Dataset content -
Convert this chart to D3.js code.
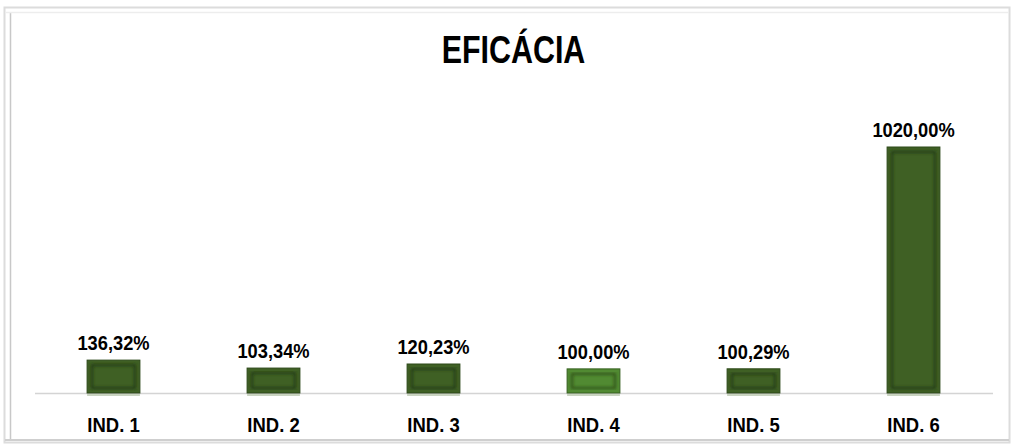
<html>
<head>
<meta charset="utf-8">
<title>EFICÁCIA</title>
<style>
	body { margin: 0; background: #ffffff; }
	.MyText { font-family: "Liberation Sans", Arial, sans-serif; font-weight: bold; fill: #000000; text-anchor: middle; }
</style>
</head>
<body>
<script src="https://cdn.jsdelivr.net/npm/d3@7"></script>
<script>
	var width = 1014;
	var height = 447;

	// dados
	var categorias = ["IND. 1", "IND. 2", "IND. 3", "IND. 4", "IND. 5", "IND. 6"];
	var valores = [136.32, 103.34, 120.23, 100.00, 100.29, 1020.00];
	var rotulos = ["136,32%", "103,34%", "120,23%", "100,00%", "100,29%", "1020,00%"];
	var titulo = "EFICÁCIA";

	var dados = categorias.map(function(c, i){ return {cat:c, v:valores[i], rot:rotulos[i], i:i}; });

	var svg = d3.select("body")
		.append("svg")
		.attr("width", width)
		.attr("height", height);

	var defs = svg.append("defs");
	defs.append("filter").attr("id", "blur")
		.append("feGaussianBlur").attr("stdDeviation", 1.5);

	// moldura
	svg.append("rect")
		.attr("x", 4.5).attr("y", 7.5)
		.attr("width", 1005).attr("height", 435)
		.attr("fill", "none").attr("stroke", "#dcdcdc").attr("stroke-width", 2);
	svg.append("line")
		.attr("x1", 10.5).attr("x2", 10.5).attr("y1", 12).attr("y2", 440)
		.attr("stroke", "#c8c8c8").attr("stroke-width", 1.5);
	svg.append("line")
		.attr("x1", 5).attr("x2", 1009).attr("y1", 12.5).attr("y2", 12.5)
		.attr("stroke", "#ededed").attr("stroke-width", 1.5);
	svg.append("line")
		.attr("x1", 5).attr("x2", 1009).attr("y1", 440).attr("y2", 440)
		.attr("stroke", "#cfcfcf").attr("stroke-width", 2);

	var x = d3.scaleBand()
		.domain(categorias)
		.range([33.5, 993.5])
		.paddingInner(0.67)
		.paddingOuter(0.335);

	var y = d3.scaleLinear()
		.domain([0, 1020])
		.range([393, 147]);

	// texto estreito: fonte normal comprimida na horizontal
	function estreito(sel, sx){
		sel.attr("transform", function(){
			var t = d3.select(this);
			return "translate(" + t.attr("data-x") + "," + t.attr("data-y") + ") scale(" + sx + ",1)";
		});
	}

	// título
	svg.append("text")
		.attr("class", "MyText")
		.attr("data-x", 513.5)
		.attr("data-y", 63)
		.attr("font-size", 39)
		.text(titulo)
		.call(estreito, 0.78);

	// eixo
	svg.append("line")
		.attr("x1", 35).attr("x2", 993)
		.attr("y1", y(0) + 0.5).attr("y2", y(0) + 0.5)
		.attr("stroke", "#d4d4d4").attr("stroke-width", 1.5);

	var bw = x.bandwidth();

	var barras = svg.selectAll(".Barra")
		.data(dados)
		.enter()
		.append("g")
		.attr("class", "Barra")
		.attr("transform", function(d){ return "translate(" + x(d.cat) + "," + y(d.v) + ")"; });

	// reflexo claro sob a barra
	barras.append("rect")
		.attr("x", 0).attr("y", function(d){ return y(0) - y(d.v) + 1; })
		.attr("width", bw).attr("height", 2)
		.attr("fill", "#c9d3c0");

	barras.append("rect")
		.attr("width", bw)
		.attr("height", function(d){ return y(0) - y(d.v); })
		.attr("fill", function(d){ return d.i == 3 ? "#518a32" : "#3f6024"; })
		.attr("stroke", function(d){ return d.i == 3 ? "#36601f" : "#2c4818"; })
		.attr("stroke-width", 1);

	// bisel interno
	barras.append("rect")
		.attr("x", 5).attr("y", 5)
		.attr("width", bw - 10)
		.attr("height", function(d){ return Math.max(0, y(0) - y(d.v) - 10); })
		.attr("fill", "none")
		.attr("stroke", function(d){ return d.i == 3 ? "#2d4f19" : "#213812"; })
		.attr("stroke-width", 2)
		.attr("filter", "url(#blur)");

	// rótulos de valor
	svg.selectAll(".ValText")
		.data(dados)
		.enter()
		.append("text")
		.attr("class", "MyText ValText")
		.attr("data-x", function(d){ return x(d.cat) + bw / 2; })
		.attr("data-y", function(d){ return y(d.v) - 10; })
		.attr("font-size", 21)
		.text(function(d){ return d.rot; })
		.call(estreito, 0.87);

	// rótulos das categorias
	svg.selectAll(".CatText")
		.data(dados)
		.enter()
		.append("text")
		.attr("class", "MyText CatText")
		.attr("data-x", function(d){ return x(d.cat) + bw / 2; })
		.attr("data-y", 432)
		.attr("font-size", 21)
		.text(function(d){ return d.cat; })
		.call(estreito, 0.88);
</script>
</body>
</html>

Work to be completed - Copy exactly the lines running from the beginning of the listing through the line that has "var height = 447;". Drop the pictures.

Complete output -
Convert this chart to D3.js code.
<html>
<head>
<meta charset="utf-8">
<title>EFICÁCIA</title>
<style>
	body { margin: 0; background: #ffffff; }
	.MyText { font-family: "Liberation Sans", Arial, sans-serif; font-weight: bold; fill: #000000; text-anchor: middle; }
</style>
</head>
<body>
<script src="https://cdn.jsdelivr.net/npm/d3@7"></script>
<script>
	var width = 1014;
	var height = 447;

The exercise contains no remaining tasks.